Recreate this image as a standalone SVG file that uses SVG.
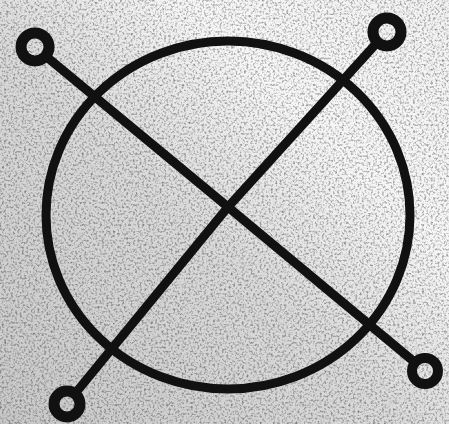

* * *

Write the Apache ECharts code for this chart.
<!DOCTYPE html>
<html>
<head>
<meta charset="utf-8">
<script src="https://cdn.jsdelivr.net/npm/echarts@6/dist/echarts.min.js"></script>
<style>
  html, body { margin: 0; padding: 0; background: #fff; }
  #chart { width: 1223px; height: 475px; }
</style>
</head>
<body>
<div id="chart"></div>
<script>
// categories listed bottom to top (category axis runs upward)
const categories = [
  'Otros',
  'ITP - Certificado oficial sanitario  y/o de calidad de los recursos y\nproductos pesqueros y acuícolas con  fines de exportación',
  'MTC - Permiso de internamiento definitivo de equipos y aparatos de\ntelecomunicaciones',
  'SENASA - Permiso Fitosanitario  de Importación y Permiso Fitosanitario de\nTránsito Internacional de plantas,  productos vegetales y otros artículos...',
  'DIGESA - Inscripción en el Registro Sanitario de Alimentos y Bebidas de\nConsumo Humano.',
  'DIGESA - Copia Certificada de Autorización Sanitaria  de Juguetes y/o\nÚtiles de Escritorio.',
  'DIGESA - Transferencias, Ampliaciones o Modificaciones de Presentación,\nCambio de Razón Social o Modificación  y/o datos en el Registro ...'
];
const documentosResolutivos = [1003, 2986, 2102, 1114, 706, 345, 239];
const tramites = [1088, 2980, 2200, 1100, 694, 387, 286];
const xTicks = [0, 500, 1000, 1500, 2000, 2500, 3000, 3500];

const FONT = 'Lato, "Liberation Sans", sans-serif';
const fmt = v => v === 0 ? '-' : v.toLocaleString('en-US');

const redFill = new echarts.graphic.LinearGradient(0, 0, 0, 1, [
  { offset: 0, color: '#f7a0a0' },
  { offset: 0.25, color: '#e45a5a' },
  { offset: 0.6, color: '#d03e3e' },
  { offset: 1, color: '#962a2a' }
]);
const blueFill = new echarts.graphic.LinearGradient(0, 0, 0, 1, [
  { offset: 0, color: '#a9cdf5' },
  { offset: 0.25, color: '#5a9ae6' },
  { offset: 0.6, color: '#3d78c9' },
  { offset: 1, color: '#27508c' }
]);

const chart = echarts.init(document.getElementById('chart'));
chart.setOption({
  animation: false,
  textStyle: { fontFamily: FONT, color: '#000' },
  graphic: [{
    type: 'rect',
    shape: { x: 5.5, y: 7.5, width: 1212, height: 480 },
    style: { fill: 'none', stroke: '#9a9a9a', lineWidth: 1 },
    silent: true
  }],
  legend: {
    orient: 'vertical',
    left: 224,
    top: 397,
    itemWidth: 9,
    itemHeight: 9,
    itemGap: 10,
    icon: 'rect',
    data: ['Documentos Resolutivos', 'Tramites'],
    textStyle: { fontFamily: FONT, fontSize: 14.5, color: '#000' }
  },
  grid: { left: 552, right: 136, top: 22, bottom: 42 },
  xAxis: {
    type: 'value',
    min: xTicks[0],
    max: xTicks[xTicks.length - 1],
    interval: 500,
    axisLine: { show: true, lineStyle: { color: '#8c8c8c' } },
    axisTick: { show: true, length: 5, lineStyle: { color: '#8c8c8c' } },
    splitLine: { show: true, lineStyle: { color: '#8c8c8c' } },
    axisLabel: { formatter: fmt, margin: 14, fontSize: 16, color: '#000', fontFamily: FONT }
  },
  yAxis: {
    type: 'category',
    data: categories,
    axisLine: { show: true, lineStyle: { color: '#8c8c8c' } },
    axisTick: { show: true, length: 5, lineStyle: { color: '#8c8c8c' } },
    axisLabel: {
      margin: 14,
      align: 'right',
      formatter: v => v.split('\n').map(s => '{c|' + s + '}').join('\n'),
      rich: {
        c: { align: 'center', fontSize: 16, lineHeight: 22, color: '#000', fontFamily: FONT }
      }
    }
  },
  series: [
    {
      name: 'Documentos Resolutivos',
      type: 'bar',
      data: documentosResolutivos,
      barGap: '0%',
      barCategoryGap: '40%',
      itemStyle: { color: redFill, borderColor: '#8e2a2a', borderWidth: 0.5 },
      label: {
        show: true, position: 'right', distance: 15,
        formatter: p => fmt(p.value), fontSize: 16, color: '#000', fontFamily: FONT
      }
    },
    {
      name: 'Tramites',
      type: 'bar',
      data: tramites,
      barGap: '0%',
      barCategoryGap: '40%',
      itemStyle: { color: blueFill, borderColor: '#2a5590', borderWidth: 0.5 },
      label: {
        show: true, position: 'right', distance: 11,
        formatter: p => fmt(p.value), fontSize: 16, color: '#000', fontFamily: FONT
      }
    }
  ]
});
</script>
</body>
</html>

**Task**
Identify the lines in the entries above that contain "this", then copy them out.

**Task solution**
Recreate this image as a standalone SVG file that uses SVG.
Write the Apache ECharts code for this chart.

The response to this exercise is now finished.